20 February 2010

Default HDR Output Examples

I thought this was an interesting comparison, though by no means totally decisive as to which High Dynamic Range application one should purchase and use. I ran the same three exposures through three different HDR programs plus Photoshop CS3’s Merge to HDR function. I used the default settings on all of these apps, so as to keep the comparison as close to “apples-to-apples” as possible. Obviously, changing the parameters in the various programs could/would/should improve the output.  Nonetheless, the default results are telling, though the story may be up for interpretation.

My original RAW exposures are at EV 0, EV+2 & EV-2. These then where processed accordingly:

-          Photoshop CS3’s Merge to HDR function: one HDR output

-          Unified Color’s HDR PhotoStudio 2: one HDR output

-          Essential HDR, version 1: two outputs, one using the Details Revealed mode and the other using the Fast Tone Balancer mode

-          Photomatix 3: three outputs using Tone Compressor, Details Enhancer and the non-HDR blending mode of Exposure Fusion

Looking at the original 3 exposures and then the Photomatix HDR outputs (all three!) it seems pretty clear to me that out of the proverbial starting gate Photomatix better positions your images.
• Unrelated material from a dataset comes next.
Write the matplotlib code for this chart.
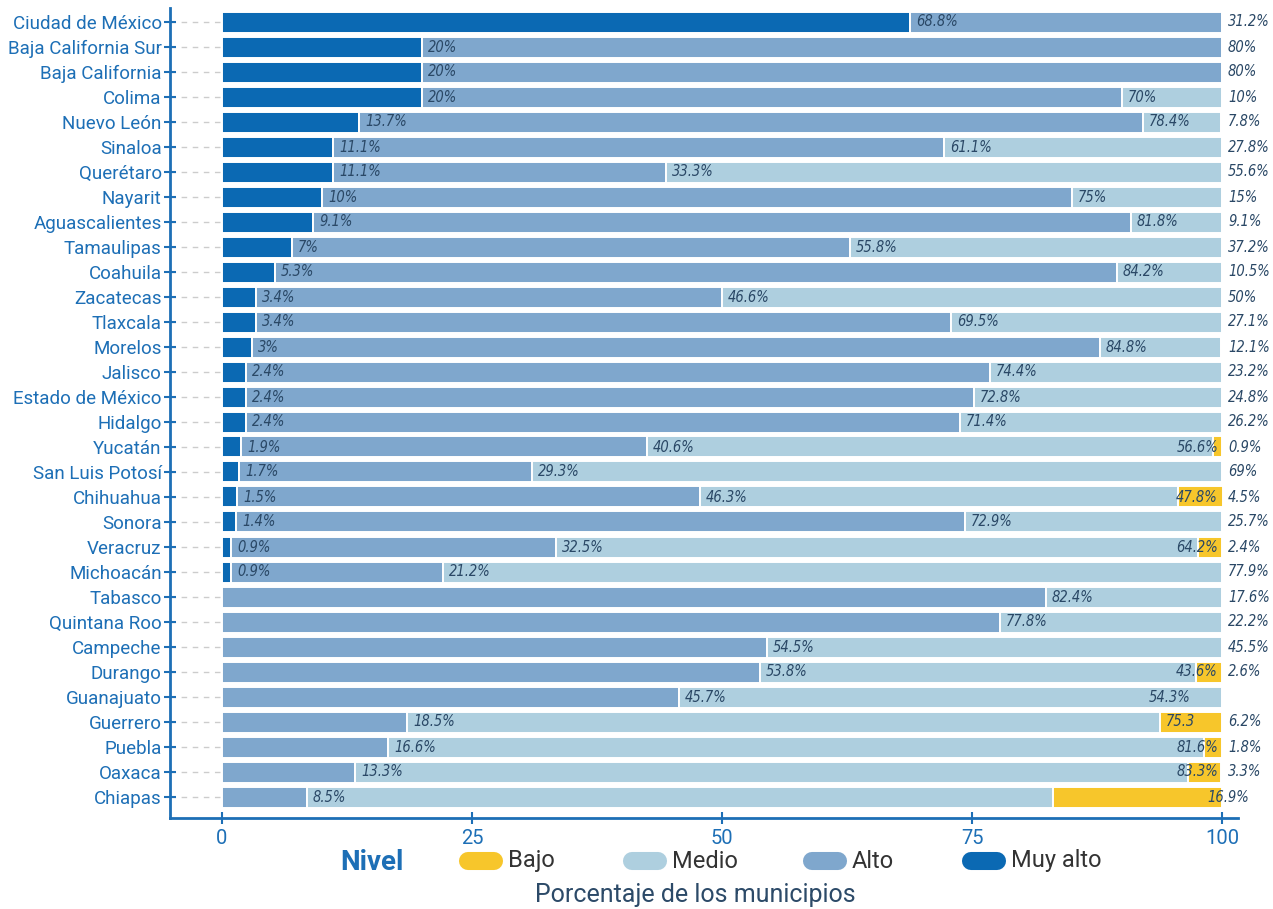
import matplotlib
matplotlib.use("Agg")
import matplotlib.pyplot as plt
from matplotlib.lines import Line2D
import numpy as np

# ── data ──────────────────────────────────────────────────────
states = [
    "Ciudad de México", "Baja California Sur", "Baja California", "Colima",
    "Nuevo León", "Sinaloa", "Querétaro", "Nayarit", "Aguascalientes",
    "Tamaulipas", "Coahuila", "Zacatecas", "Tlaxcala", "Morelos", "Jalisco",
    "Estado de México", "Hidalgo", "Yucatán", "San Luis Potosí", "Chihuahua",
    "Sonora", "Veracruz", "Michoacán", "Tabasco", "Quintana Roo", "Campeche",
    "Durango", "Guanajuato", "Guerrero", "Puebla", "Oaxaca", "Chiapas",
]
muy_alto = [68.8, 20, 20, 20, 13.7, 11.1, 11.1, 10, 9.1, 7, 5.3, 3.4, 3.4, 3,
            2.4, 2.4, 2.4, 1.9, 1.7, 1.5, 1.4, 0.9, 0.9, 0, 0, 0, 0, 0, 0, 0, 0, 0]
alto = [31.2, 80, 80, 70, 78.4, 61.1, 33.3, 75, 81.8, 55.8, 84.2, 46.6, 69.5,
        84.8, 74.4, 72.8, 71.4, 40.6, 29.3, 46.3, 72.9, 32.5, 21.2, 82.4, 77.8,
        54.5, 53.8, 45.7, 18.5, 16.6, 13.3, 8.5]
medio = [0, 0, 0, 10, 7.8, 27.8, 55.6, 15, 9.1, 37.2, 10.5, 50, 27.1, 12.1,
         23.2, 24.8, 26.2, 56.6, 69, 47.8, 25.7, 64.2, 77.9, 17.6, 22.2, 45.5,
         43.6, 54.3, 75.3, 81.6, 83.3, 74.6]
bajo = [0, 0, 0, 0, 0, 0, 0, 0, 0, 0, 0, 0, 0, 0, 0, 0, 0, 0.9, 0, 4.5, 0,
        2.4, 0, 0, 0, 0, 2.6, 0, 6.2, 1.8, 3.3, 16.9]

levels = ["Muy alto", "Alto", "Medio", "Bajo"]
series = [muy_alto, alto, medio, bajo]
legend_order = ["Bajo", "Medio", "Alto", "Muy alto"]

# quirks of the original labelling
text_override = {("Guerrero", "Medio"): "75.3", ("Chiapas", "Medio"): ""}
pos_override = {("Guanajuato", "Medio"): (96.8, "right"),
                ("Chiapas", "Bajo"): (98.5, "left")}

# ── style ─────────────────────────────────────────────────────
COLORS = {"Muy alto": "#0b69b3", "Alto": "#7fa7cd",
          "Medio": "#aecfdf", "Bajo": "#f7c62b"}
BLUE = "#1d6fb6"
LABEL = "#2a4866"
DARK = "#333333"
SANS = ["Roboto", "DejaVu Sans"]


def fmt(v):
    return f"{v:g}%"


fig = plt.figure(figsize=(12.73, 9.09), dpi=100, facecolor="white")
ax = fig.add_axes([170 / 1273, 91 / 909, 1068 / 1273, 810 / 909])

y = np.arange(len(states))
left = np.zeros(len(states))
for lvl, vals in zip(levels, series):
    vals = np.array(vals, dtype=float)
    ax.barh(y, vals, left=left, height=0.84, color=COLORS[lvl],
            edgecolor="white", linewidth=1.4, zorder=3)
    left += vals

# value labels
for i, st in enumerate(states):
    vals = [s[i] for s in series]
    last = max(k for k, v in enumerate(vals) if v > 0)
    cum = 0
    for k, (lvl, v) in enumerate(zip(levels, vals)):
        if v <= 0:
            continue
        cum += v
        txt = text_override.get((st, lvl), fmt(v))
        if (st, lvl) in pos_override:
            xp, ha = pos_override[(st, lvl)]
        elif k == last:
            xp, ha = 100.6, "left"
        elif cum > 95.5:
            xp, ha = 99.6, "right"
        else:
            xp, ha = cum + 0.6, "left"
        ax.text(xp, i, txt, ha=ha, va="center", fontsize=10.5, style="italic",
                fontstretch="condensed", color=LABEL, family="DejaVu Sans",
                zorder=5, clip_on=False)

# dashed guide from the axis to the bars
ax.hlines(y, -5.2, 0, colors="#cccccc", linestyles=(0, (4, 4)),
          linewidth=1, zorder=1)

ax.set_xlim(-5.2, 101.6)
ax.set_ylim(31.84, -0.56)
ax.set_yticks(y)
ax.set_yticklabels(states, fontsize=13.5, color=BLUE, family=SANS)
ax.set_xticks([0, 25, 50, 75, 100])
ax.set_xticklabels(["0", "25", "50", "75", "100"], fontsize=14.5,
                   color=BLUE, family=SANS)
ax.tick_params(axis="y", direction="inout", length=8, width=1.5,
               color=BLUE, pad=2)
ax.tick_params(axis="x", direction="inout", length=8, width=1.5,
               color=BLUE, pad=4)
for side in ["top", "right"]:
    ax.spines[side].set_visible(False)
for side in ["left", "bottom"]:
    ax.spines[side].set_color(BLUE)
    ax.spines[side].set_linewidth(2)

# legend
fig.text(372 / 1273, 1 - 862 / 909, "Nivel", fontsize=20, fontweight="bold",
         color=BLUE, family=SANS, ha="center", va="center")
leg_x = {"Bajo": 462, "Medio": 626, "Alto": 806, "Muy alto": 965}
for lvl in legend_order:
    x0 = leg_x[lvl]
    yy = 1 - 861 / 909
    fig.add_artist(Line2D([(x0 + 6) / 1273, (x0 + 32) / 1273], [yy, yy],
                          transform=fig.transFigure, lw=13,
                          solid_capstyle="round", color=COLORS[lvl]))
    fig.text((x0 + 46) / 1273, yy, lvl, fontsize=17, color=DARK,
             family=SANS, ha="left", va="center")

fig.text(695 / 1273, 1 - 895 / 909, "Porcentaje de los municipios",
         fontsize=18, color="#2c4a68", family=SANS, ha="center",
         va="center")

fig.savefig("out.png", dpi=100, facecolor="white")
They have richer colors, more details, believable contrasts and less strange “HDR-like” artifacts. This is not to say that the other apps presented useless images (well, the Photoshop output was just plain terrible), but all of them would require more work in Photoshop to bring them into the same league with the Photomatix images.

Mind you: This was just one test. Other images with different contrast ratios and color schemes should be tried with the other applications (though not with Photoshop’s Merge to HDR…I’m done with that!) before one could definitively say who the winner would be of this HDR shootout. I’ll continue to explore the other apps and perhaps new ones as well. But I must say, for my HDR work, currently I’ll just be clicking on the Photomatix icon.